Чтобы подавить башенные батареи, гитлеровцы перебросили в район Севастополя осадные двенадцатидюймовые пушки и мортиры калибром 615 миллиметров, а затем и свою знаменитую "Дору" - восьмисотмиллиметровую пушку, для установки и охраны которой потребовалось полторы тысячи солдат. Но и сама "Дора" никак не могла сокрушить севастопольские бастионы.
Вся страна с напряженным вниманием следила за ходом обороны Севастополя. Мир был изумлен невиданной стойкостью зажатого в сорокакилометровое огненное кольцо гарнизона осажденной крепости. Западные обозреватели и наблюдатели искали аналогии в истории войн и равной не находили. Была одна - оборона того же Севастополя в прошлом веке, но память о ней опять работала на нынешних защитников города. Впрочем, сравнения были весьма условны, ибо требовались сложные коэффициенты, определяющие масштабы теперешней войны и технический уровень сражающихся войск и сил флота. Вторая же мировая война аналогий по длительности осады не давала. Не сравнивать же Севастополь с Сингапуром, английской первоклассной крепостью на Тихом океане, которая капитулировала в феврале 1942 года, продержавшись всего одну неделю, хотя ее гарнизон и по численности и по вооружению значительно превосходил атакующие японские войска.

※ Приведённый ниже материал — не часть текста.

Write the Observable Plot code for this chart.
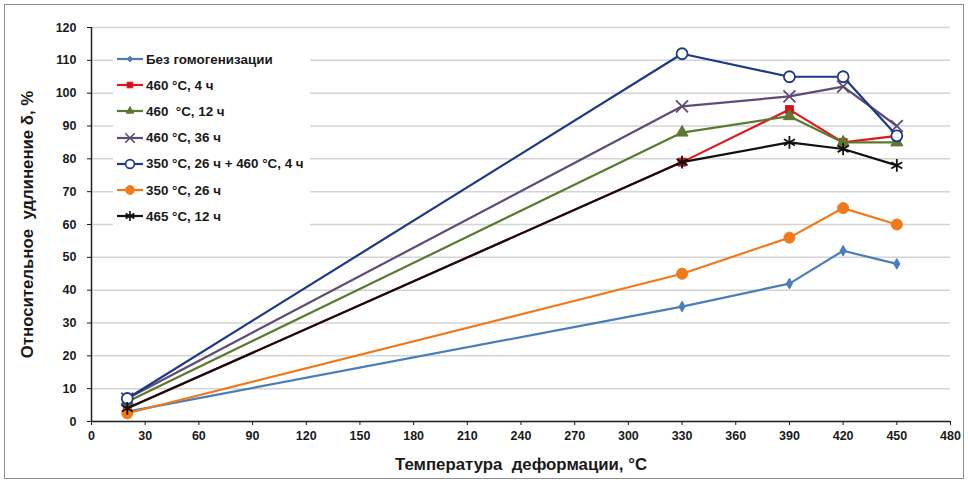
<!DOCTYPE html>
<html>
<head>
<meta charset="utf-8">
<script src="https://cdn.jsdelivr.net/npm/d3@7"></script>
<script src="https://cdn.jsdelivr.net/npm/@observablehq/plot@0.6"></script>
<style>
  html, body { margin: 0; padding: 0; background: #fff; }
  #wrap { position: relative; width: 968px; height: 483px; font-family: "Liberation Sans", Arial, sans-serif; }
  #frame { position: absolute; left: 4px; top: 4px; width: 958px; height: 473px; border: 1.5px solid #8f8f8f; pointer-events: none; }
  #legend { position: absolute; left: 113px; top: 45px; width: 197px; background: #fff; padding: 0; }
  .row { height: 26.2px; display: flex; align-items: center; font-weight: bold; font-size: 13.4px; color: #1a1a1a; white-space: pre; }
  .row svg { margin-left: 4px; margin-right: 3px; }
</style>
</head>
<body>
<div id="wrap"><div id="frame"></div><div id="legend"></div></div>
<script>
// ---- data ----
const temps = [20, 330, 390, 420, 450];
const seriesNames = [
  "Без гомогенизации",
  "460 °C, 4 ч",
  "460  °C, 12 ч",
  "460 °C, 36 ч",
  "350 °C, 26 ч + 460 °C, 4 ч",
  "350 °C, 26 ч",
  "465 °C, 12 ч"
];
const noHomog   = [3, 35, 42, 52, 48];
const h460_4    = [4, 79, 95, 85, 87];
const h460_12   = [6, 88, 93, 85, 85];
const h460_36   = [7, 96, 99, 102, 90];
const h350_460  = [7, 112, 105, 105, 87];
const h350_26   = [2.5, 45, 56, 65, 60];
const h465_12   = [4, 79, 85, 83, 78];
const xTicks = d3.range(0, 481, 30);
const yTicks = d3.range(0, 121, 10);
const xLabel = "Температура  деформации, °С";
const yLabel = "Относительное  удлинение δ, %";

// ---- styles ----
const seriesValues = [noHomog, h460_4, h460_12, h460_36, h350_460, h350_26, h465_12];
const styles = [
  {color: "#4a7ebb", symbol: "diamond", r: 3.2, fill: "#4a7ebb"},
  {color: "#e3161d", symbol: "square", r: 4.5, fill: "#d11219"},
  {color: "#5b7a2f", symbol: "triangle", r: 4.5, fill: "#5b7a2f"},
  {color: "#5e4b78", symbol: "times", r: 5.5, fill: "none"},
  {color: "#1c3a86", symbol: "circle", r: 5.5, fill: "white"},
  {color: "#f07a1a", symbol: "circle", r: 5.5, fill: "#f07a1a"},
  {color: "#111111", symbol: "asterisk", r: 6, fill: "none"}
];

const rows = [];
seriesNames.forEach((name, i) => {
  temps.forEach((t, j) => rows.push({series: name, idx: i, t, v: seriesValues[i][j]}));
});

const marks = [
  Plot.ruleY(yTicks, {stroke: "#d4d4d4", strokeWidth: 1.5}),
  Plot.axisX({ticks: xTicks, tickSize: 4, tickPadding: 6, label: null, fontSize: 12.5, fontWeight: "bold"}),
  Plot.axisY({ticks: yTicks, tickSize: 4, tickPadding: 11, label: null, fontSize: 12.5, fontWeight: "bold"}),
  Plot.ruleX([0], {stroke: "#222", strokeWidth: 1.5}),
  Plot.ruleY([0], {stroke: "#222", strokeWidth: 1.5}),
  Plot.text([xLabel], {frameAnchor: "bottom", dy: 48, fontSize: 16.8, fontWeight: "bold", fill: "#1a1a1a"}),
  Plot.text([yLabel], {frameAnchor: "left", dx: -64, rotate: -90, textAnchor: "middle", fontSize: 16.8, fontWeight: "bold", fill: "#1a1a1a"})
];
seriesNames.forEach((name, i) => {
  const s = styles[i];
  const d = rows.filter(r => r.idx === i);
  marks.push(Plot.line(d, {x: "t", y: "v", stroke: s.color, strokeWidth: 2.2}));
  const stroked = s.fill === "none" || s.fill === "white";
  marks.push(Plot.dot(d, {x: "t", y: "v", symbol: () => s.symbol, r: s.r,
    fill: s.fill, stroke: s.color, strokeWidth: stroked ? 1.8 : 1}));
});

const chart = Plot.plot({
  width: 968,
  height: 483,
  marginLeft: 91,
  marginRight: 18,
  marginTop: 27,
  marginBottom: 62,
  style: {fontFamily: '"Liberation Sans", Arial, sans-serif', color: "#1a1a1a", background: "white"},
  x: {domain: [0, 480]},
  y: {domain: [0, 120]},
  marks
});
document.getElementById("wrap").prepend(chart);

// ---- legend ----
const legend = document.getElementById("legend");
legend.style.paddingTop = "1px";
seriesNames.forEach((name, i) => {
  const s = styles[i];
  const row = document.createElement("div");
  row.className = "row";
  const svg = d3.create("svg").attr("width", 26).attr("height", 14);
  svg.append("line").attr("x1", 0).attr("x2", 26).attr("y1", 7).attr("y2", 7)
    .attr("stroke", s.color).attr("stroke-width", 2.2);
  const sym = d3.symbol(
    {diamond: d3.symbolDiamond2, square: d3.symbolSquare2, triangle: d3.symbolTriangle2,
     times: d3.symbolTimes, circle: d3.symbolCircle, asterisk: d3.symbolAsterisk}[s.symbol],
    Math.PI * (s.r * 0.8) ** 2)();
  const stroked = s.fill === "none" || s.fill === "white";
  svg.append("path").attr("d", sym).attr("transform", "translate(13,7)")
    .attr("fill", s.fill).attr("stroke", s.color).attr("stroke-width", stroked ? 1.6 : 1);
  row.appendChild(svg.node());
  const span = document.createElement("span");
  span.textContent = name;
  row.appendChild(span);
  legend.appendChild(row);
});
</script>
</body>
</html>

Западным наблюдателям трудно было понять главное, чем держались севастопольцы, - их патриотический дух, их преданность знамени Октября, коммунистическим идеалам, ленинской партии, их жгучую ненависть к фашизму, их готовность любой ценой остановить врага.
"Самоотверженная борьба севастопольцев, - телеграфировал Ф. С. Октябрьскому Верховный Главнокомандующий И. В. Сталин, - служит примером героизма для всей Красной Армии и советского народа".
14 июня Октябрьский узнал о последнем бое 365-й зенитной батареи на Мекензиевых горах. Много месяцев подряд эту батарею, прикрывавшую кратчайший путь к Северной бухте, бомбили фашистские самолеты, обстреливала артиллерия, а теперь стали атаковать танки и пехота. Но флотские зенитчики стояли насмерть. Когда кончились все снаряды и батальон вражеских автоматчиков при поддержке танков ворвался на позицию, командир батареи старший лейтенант Иван Пьянзин послал последнее донесение: "Отбиваться нечем, личный состав весь вышел из строя, открывайте огонь по нашей позиции и КП".
В окружении дрались с врагом и оставшиеся в живых комендоры тридцатой батареи. Когда иссяк боезапас, они закрылись в башнях и казематах, а потом взорвали их.
Каждый день Октябрьскому докладывали о прорыве кораблей в осажденный город. Еще в апреле у него состоялся разговор с начальником штаба флота контр-адмиралом Елисеевым об устойчивости коммуникаций между кавказскими базами и Севастополем. Становилось ясно, что транспортам в осажденный город уже не прорваться, и вся надежда оставалась на боевые корабли.